When the club was completed, Tiafoe was hired to do maintenance. Responsible for opening and closing the center, and everything in between that did not directly involve tennis, he often slept only three hours a night. His starting salary was $21,000 a year. When the staff told him he could stay in the spare office, he made it a home for him and the boys, who stayed at least five days a week. The rest of the time the children stayed with Alphina, who lived with relatives in a one-bedroom apartment in nearby Hyattsville.

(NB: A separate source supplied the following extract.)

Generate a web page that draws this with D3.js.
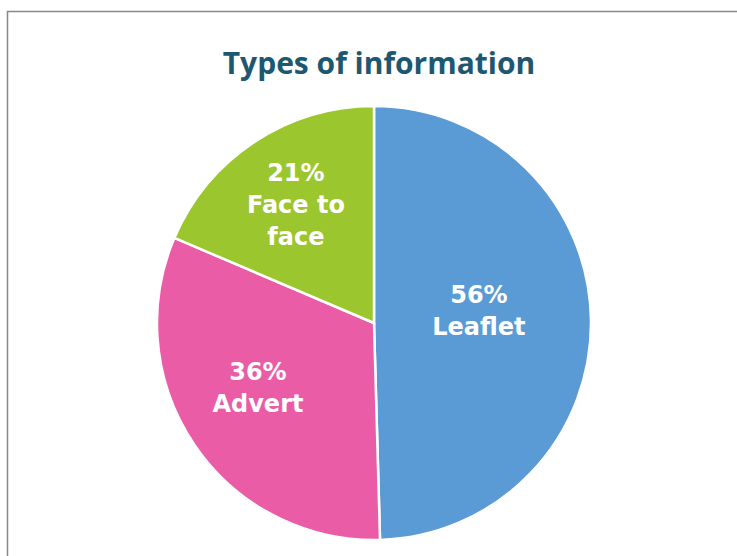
<!DOCTYPE html>
<html><head><meta charset="utf-8">
<script src="https://cdn.jsdelivr.net/npm/d3@7"></script>
<style>html,body{margin:0;padding:0;background:#fff;overflow:hidden}</style>
</head><body>
<svg id="c" width="737" height="556"></svg>
<script>
const categories = ["Leaflet", "Advert", "Face to face"];
const values = [56, 36, 21];
const labelLines = [["56%", "Leaflet"], ["36%", "Advert"], ["21%", "Face to", "face"]];
const title = "Types of information";

const colors = ["#5B9BD5", "#EB5CA7", "#9BC62D"];
// label placement: fraction of radius and angle shift (degrees) from slice middle
const labelPlacement = [{r: 0.487, da: -6}, {r: 0.613, da: 5}, {r: 0.653, da: 0}];

const svg = d3.select("#c");
svg.append("rect").attr("x", 7.5).attr("y", 11.5).attr("width", 800).attr("height", 600)
  .attr("fill", "#fff").attr("stroke", "#888").attr("stroke-width", 1.5);

svg.append("text").attr("x", 379).attr("y", 74).attr("text-anchor", "middle")
  .attr("font-family", "'Open Sans', sans-serif").attr("font-weight", "bold").attr("font-size", 30)
  .attr("fill", "#1D5870").text(title);

const cx = 374, cy = 323, R = 217;
const g = svg.append("g").attr("transform", `translate(${cx},${cy})`);
const pie = d3.pie().sort(null).value(d => d)(values);
const arc = d3.arc().innerRadius(0).outerRadius(R);
g.selectAll("path").data(pie).join("path")
  .attr("d", arc).attr("fill", (d, i) => colors[i])
  .attr("stroke", "#fff").attr("stroke-width", 2.5);

const lh = 32;
pie.forEach((d, i) => {
  const p = labelPlacement[i];
  const r = R * p.r;
  const a = (d.startAngle + d.endAngle) / 2 + p.da * Math.PI / 180;
  const x = Math.sin(a) * r, y = -Math.cos(a) * r;
  const lines = labelLines[i];
  const t = g.append("text").attr("text-anchor", "middle")
    .attr("font-family", "'DejaVu Sans', sans-serif").attr("font-weight", "bold").attr("font-size", 24)
    .attr("fill", "#fff");
  const y0 = y - (lines.length - 1) * lh / 2 + 8;
  lines.forEach((ln, j) => t.append("tspan").attr("x", x).attr("y", y0 + j * lh).text(ln));
});
</script>
</body></html>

“We didn’t have a certificate of occupancy, so I was really nervous about telling people he lived in a back room,” Benton said.
Alphina said she liked the arrangement because the center was a safe haven from her blighted neighborhood.
At first, no one at the center paid much attention to the boys. But the boys, especially Francis, paid attention to the action on the courts. Frank Salazar, one of the coaches, said that from the time Francis was 4, “he had a tennis racket in his hands.” For years, Francis would watch instructors give lessons to older boys.
“When we would get done training the bigger boys, he would roll the basket out there and try to serve by himself or play some mini-tennis with whoever had a few minutes,” Salazar said.
“Suddenly he started to get really good. He’s probably watched more tennis than all the kids here combined.”
When Francis was 8, Mikhail Kouznetsov was hired to coach at the club’s Junior Tennis Champions Center. He became a second father of sorts to the Tiafoe children. Alphina called him “a godsend and a miracle.”
“I would come in early, around 5, 6 a.m., and wake the boys up to play and feed them balls or whatever,” Kouznetsov said. “Me and my wife loved them, so we helped feed them, buy them shoes and when we needed to, we drove Francis to tournaments and paid his entrance fees out of our own pockets.”
Constant Tiafoe left his maintenance job at the center in 2010 and is unemployed. The family now lives in the apartment in Hyattsville.
But the boys remain immersed in tennis almost exclusively. Francis said he had no friends outside the center. His girlfriend, he said, is also a world-class player there.
The Tiafoe boys’ development was not always smooth. Franklin also exhibits impressive skills on the court, along with some petulance.
“You would know Franklin is playing because all you would hear is curse words ringing from somewhere in the courts,” said Ken Brody, who founded the Junior Tennis Champions Center in 1999. “Roger Federer was the quintessential hothead when he was a junior. They grow out of it.”
Schoolwork can be a struggle for Francis, and the fitness regimen and practice drills sometimes flustered him.
“Iʼd give him a C in gym glass,” said Frank Costello, the senior director of fitness. “There’s good days and bad days.”
But Francis’ results on the court have been so promising that shortcomings may be easy to dismiss. In January he won the boys’ singles title at an international tournament in Bolton, England. A week later, he won Les Petits As, a prestigious tournament in Tarbes, France, which attracts many of the world’s best young players.
He now has endorsement deals with Adidas and Wilson.
“I knew I was going to play pro tennis when I was 12,” Francis said.